Yup, truly a "historic win for the federal Conservative party and for Prime Minister Stephen Harper personally," agrees omnipresent Postmedia columnist Michael Den Tandt. A "legacy that will survive long after his departure" piles on the Post's Kelly McParland.

Take my word, chirps fellow Postie Jon Ivitson, this treaty "may well justify the hyperbole." Which is good, because lord knows there's been a lot of it.

So yeah, everyone agrees this trade deal rules. An estimated 80,000 new jobs, an annual $12 billion boost to GDP, cheaper vino from Italy, yadda yadda. But perhaps there's another story here, too.

For all their hyping of the big deal-ness of this big deal, most pundits can't help but winsomely reflect on how free trade with the Euros, something our prime minister unilaterally decreed from Brussels on a sleepy Friday afternoon, was such an extraordinary non-event compared to the Sisyphean ordeal old man Mulroney had to go through to get free trade with the States. As Mike Den Tandt helpfully reminds, in 1988 Canada fought an entire federal election over the issue, in which "then-Liberal leader John Turner made a jihad of his opposition" to Mulroney's proposed treaty, and madly "crisscrossed the country like Chicken Little" warning of economic ruin and the sellout of Canadian sovereignty that would accompany its ratification.

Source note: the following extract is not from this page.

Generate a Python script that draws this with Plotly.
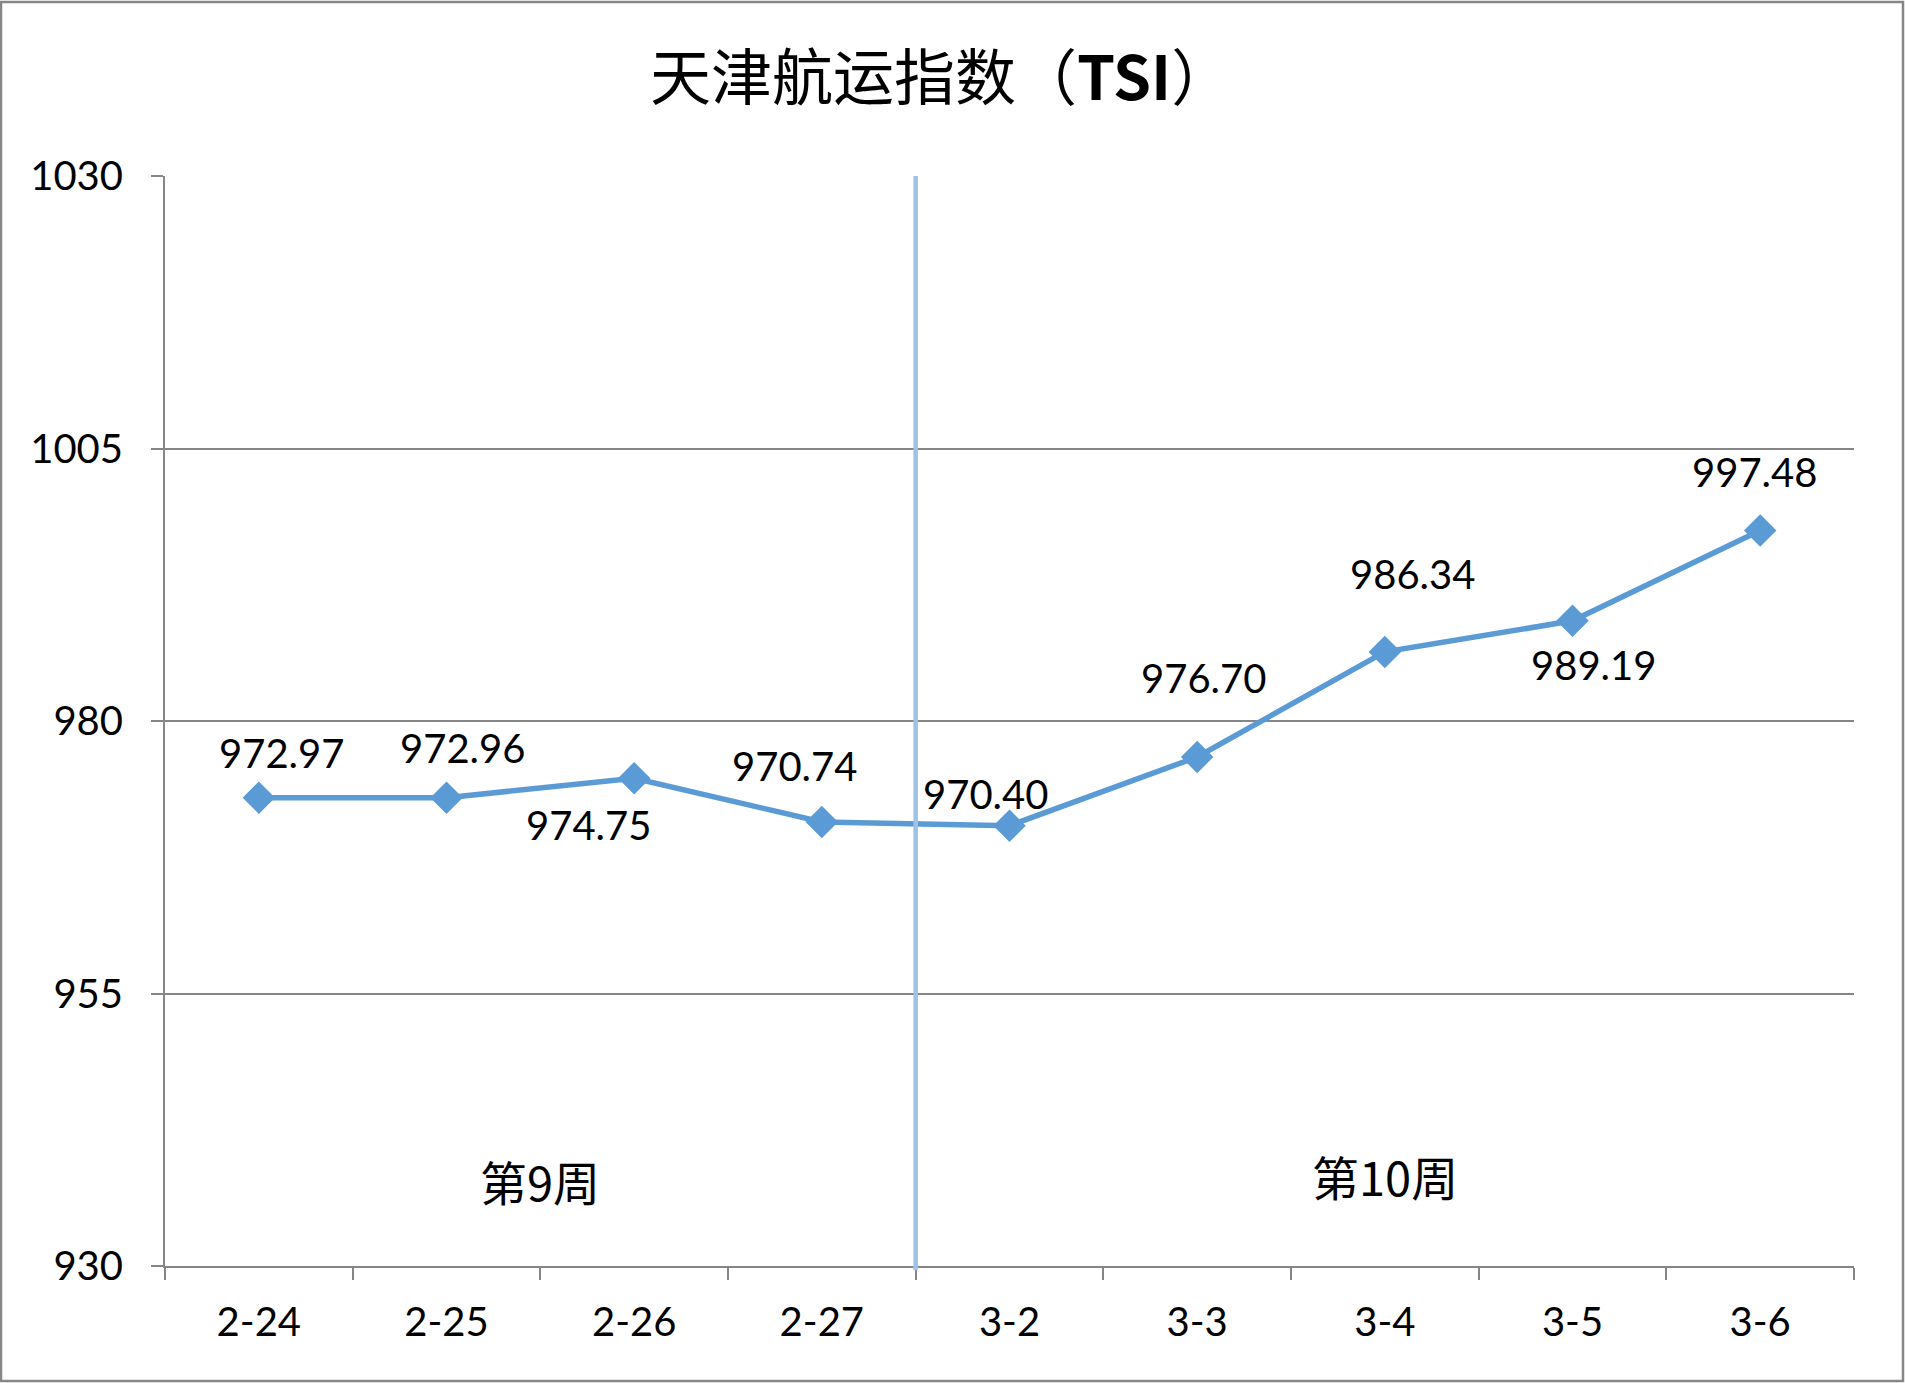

To understand why there's no comparable outrage today -- why even the NDP, once Canada's most virulently anti-trade party, says they're basically in favour of the Euro deal -- one need only consider a particular line of praise that's made its way into nearly every article celebrating Harper's treaty: it promises to "lessen our dependence on the United States." As Jon Ivision put it, that's "a policy goal that has eluded successive governments since the 1970s."

Pro-traders in Mulroney's time constantly argued that Canadian opposition to U.S. free trade had little to do with economics -- all economists agreed it was a no-brainer -- and everything to do with this country's paranoid streak of anti-Americanism. And now, 25 years later, they may finally have decisive proof.

If anything, in fact, one could argue Canada's crippling American colonialism complex, in which our ability to maintain the world's most profitable trade relationship with the richest country on the planet is considered a deep moral failing, goes a long way in explaining the current climate of exaggerated giddiness for an EU treaty that might help correct this "problem." An EU treaty, it's worth noting, that no one's actually read yet.

By the way, that $12 billion-a-year figure I mentioned earlier? The amount of fresh cash that's set to be pumped into Canada's GDP as a result of all this expanded trade with the Danes and Hungarians? The Fraser Institute estimates we could gain $19 billion a year simply reducing inefficiencies at the Canada-U.S. border. Heck, even if we doubled all exports to the EU tomorrow -- from $40 billion to $80 -- that'd still represent less than what Canada currently sells to just three U.S. states -- Washington, Michigan, and California. (The government is only estimating a 20 per cent trade boost, in any case).

I mention this not to dump on the EU deal -- $12 billion is certainly nothing to sneeze at -- just to remind that when it comes to trade, geography remains destiny.

To put it another way, before he wanders off, Stephen Harper might want to make sure he has a couple more words in his footnote.